Leader of Inverclyde Council
- Incumbent
- Assumed office 6 March 2025
- Preceded by: Robert Moran
- In office 19 August 2011 – 15 Nov 2024
- Preceded by: Iain McKenzie
- Succeeded by: Robert Moran
- In office 24 May 2007 – February 2011
- Preceded by: Alan Blair
- Succeeded by: Iain McKenzie

Councillor, Inverclyde Council
- Incumbent
- Assumed office 3 May 2007 Serving with Cllrs David Wilson, Jim MacLeod, James McColgan
- Constituency: Inverclyde East

Personal details
- Party: Scottish Labour

= Stephen McCabe =

British politician

Stephen McCabe is a Labour Party councillor and leader of Inverclyde Council.

A graduate of the University of Strathclyde where he studied economics, he has been a councillor since 1999, retaining his seat as the sole representative for 'Ward 6' in 2003. When larger, multi-member wards were created for the 2007 election, he stood successfully in Inverclyde East (covering Kilmacolm and eastern parts of Port Glasgow) and was re-elected there in 2012, 2017 and 2022.

He was leader of the local authority between May 2007 and February 2011, when he stepped down for family reasons, but was soon re-elected to the position in August of the same year, following the death of local MP David Cairns which in turn led to McCabe's successor Iain McKenzie being elected to Westminster in the 2011 Inverclyde by-election.
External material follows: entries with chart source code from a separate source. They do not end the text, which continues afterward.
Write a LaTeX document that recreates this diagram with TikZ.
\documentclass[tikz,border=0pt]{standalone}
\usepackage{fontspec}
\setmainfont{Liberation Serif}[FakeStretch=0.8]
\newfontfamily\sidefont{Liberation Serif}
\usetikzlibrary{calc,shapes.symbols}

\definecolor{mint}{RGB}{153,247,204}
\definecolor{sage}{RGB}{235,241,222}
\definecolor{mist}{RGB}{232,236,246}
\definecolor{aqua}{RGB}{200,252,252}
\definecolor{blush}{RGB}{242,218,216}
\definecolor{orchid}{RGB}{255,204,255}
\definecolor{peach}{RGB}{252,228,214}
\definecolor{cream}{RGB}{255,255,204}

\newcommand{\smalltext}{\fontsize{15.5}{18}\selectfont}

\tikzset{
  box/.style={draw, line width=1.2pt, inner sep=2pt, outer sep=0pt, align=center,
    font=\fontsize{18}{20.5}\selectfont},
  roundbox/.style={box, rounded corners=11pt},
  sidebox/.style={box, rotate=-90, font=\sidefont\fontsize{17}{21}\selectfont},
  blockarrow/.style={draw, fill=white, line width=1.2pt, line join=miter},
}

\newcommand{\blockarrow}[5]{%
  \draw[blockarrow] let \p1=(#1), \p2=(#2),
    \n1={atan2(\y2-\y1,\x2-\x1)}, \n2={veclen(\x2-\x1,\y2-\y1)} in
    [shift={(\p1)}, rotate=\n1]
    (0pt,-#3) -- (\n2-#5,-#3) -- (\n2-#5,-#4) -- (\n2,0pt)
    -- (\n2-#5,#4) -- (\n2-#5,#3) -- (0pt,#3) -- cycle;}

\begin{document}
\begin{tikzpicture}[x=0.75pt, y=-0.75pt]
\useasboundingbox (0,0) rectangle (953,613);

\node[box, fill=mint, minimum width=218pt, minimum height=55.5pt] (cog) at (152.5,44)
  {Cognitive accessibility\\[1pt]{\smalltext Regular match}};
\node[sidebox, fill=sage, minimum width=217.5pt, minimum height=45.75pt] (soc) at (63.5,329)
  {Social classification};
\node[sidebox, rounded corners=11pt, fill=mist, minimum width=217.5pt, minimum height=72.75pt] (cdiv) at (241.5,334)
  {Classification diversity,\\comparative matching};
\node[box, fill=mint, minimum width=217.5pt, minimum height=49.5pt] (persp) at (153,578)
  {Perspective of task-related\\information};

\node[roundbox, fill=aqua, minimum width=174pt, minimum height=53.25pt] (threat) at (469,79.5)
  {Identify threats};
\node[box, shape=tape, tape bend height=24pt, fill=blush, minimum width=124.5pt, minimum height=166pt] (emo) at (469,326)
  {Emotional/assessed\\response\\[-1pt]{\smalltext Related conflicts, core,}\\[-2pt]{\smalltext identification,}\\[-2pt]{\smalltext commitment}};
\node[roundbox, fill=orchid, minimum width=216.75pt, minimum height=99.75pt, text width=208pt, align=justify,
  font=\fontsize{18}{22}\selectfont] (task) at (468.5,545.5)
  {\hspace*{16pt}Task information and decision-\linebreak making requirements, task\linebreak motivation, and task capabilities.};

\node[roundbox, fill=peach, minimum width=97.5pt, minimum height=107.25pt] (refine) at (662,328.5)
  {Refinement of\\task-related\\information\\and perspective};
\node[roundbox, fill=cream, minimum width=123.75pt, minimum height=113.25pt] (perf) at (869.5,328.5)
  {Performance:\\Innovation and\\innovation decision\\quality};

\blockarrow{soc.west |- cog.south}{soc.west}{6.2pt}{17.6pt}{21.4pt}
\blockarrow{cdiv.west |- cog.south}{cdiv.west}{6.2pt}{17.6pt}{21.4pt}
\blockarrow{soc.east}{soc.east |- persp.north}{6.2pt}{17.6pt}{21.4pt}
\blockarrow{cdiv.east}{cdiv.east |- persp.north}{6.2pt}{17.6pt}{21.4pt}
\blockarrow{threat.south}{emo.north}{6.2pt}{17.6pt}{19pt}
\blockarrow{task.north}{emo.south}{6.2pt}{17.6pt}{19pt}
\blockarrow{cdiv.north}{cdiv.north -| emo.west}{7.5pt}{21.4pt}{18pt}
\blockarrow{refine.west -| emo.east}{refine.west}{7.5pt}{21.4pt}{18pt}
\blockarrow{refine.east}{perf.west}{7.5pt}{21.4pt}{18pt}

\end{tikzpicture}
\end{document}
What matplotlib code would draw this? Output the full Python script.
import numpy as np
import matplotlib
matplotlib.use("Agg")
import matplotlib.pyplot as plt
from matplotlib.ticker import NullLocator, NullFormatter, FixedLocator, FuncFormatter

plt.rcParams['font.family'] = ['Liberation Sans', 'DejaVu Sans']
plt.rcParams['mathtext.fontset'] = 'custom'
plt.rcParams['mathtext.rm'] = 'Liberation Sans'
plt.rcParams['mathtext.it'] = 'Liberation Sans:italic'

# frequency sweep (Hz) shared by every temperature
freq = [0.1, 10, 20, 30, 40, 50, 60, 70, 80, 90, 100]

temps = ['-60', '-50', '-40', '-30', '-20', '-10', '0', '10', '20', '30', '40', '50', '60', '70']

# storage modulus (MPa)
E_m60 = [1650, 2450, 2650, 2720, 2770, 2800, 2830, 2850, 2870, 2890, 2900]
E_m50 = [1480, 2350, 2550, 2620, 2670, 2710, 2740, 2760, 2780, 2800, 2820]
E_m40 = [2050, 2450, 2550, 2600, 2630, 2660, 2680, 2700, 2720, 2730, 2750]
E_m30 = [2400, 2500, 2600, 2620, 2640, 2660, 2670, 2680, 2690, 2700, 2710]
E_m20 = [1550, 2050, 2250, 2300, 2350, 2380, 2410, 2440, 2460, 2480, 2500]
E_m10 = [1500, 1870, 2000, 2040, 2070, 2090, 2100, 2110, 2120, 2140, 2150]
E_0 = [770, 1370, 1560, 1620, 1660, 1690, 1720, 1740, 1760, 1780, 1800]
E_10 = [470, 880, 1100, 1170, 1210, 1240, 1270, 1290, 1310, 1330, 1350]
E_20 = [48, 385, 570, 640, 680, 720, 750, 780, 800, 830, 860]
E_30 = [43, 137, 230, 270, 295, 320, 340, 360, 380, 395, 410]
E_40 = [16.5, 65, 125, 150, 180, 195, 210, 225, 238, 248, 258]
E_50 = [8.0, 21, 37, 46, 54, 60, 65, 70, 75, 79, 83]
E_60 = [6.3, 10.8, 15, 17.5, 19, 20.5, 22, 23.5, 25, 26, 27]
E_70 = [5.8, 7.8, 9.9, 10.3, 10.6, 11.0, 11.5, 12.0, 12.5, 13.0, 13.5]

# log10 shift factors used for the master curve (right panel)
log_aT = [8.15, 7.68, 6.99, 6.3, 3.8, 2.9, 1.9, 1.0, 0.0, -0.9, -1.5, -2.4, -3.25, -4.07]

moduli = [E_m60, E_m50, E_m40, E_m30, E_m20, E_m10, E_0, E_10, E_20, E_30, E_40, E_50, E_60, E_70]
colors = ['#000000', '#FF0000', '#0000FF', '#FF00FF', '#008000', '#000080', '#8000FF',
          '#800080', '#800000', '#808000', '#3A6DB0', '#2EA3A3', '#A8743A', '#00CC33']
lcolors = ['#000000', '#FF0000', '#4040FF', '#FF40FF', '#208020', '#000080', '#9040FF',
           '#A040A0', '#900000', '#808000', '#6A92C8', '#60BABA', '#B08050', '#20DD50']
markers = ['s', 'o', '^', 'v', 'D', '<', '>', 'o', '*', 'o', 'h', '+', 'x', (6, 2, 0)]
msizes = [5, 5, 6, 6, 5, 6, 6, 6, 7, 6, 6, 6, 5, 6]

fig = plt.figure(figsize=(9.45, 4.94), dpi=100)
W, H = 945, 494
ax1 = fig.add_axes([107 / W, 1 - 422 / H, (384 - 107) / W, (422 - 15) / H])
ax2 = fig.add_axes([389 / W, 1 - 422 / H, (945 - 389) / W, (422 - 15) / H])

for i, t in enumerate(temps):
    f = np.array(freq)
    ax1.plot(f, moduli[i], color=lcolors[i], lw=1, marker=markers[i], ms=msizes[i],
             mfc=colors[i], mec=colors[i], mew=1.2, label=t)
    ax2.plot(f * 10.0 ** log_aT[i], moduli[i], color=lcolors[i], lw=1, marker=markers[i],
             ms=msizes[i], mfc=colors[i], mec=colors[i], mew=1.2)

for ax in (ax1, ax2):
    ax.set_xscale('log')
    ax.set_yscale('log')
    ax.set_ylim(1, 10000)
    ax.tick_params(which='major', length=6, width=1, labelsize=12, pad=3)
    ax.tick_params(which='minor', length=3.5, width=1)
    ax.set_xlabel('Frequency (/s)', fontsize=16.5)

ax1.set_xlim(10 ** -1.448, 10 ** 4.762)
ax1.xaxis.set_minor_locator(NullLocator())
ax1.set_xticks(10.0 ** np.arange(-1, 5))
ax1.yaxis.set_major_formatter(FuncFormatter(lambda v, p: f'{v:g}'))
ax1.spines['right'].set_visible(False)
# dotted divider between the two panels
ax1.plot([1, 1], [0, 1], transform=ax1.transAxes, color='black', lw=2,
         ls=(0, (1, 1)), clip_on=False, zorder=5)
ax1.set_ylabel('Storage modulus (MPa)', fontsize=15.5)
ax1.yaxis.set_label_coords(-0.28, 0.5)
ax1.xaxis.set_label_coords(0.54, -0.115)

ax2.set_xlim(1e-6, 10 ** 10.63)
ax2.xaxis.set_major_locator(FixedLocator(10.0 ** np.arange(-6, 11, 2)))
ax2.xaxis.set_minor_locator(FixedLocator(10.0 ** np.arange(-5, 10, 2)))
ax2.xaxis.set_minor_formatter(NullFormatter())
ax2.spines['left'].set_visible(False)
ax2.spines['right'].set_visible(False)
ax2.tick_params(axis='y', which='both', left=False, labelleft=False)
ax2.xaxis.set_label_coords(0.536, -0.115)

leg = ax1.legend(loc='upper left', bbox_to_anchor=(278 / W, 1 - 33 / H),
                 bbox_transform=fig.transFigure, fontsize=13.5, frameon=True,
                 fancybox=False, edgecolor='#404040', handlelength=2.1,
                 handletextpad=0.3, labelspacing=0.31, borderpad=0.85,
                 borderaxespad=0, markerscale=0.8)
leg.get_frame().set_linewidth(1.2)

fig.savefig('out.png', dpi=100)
McCabe was arrested on 4 November 2024, on suspicion of assault. On 15 November 2024 Mccabe was charged with assault and threatening and abusive behaviour. He resigned as leader of the council later that day. The assault charge was dropped in March 2025 and McCabe was reappointed as leader later that month, replacing Robert Moran who had been elected to the role in December 2024.

It was revealed in August 2025 that McCabe had broken rules by not declaring that his landlord was Willie Haughey, a Labour peer in the House of Lords.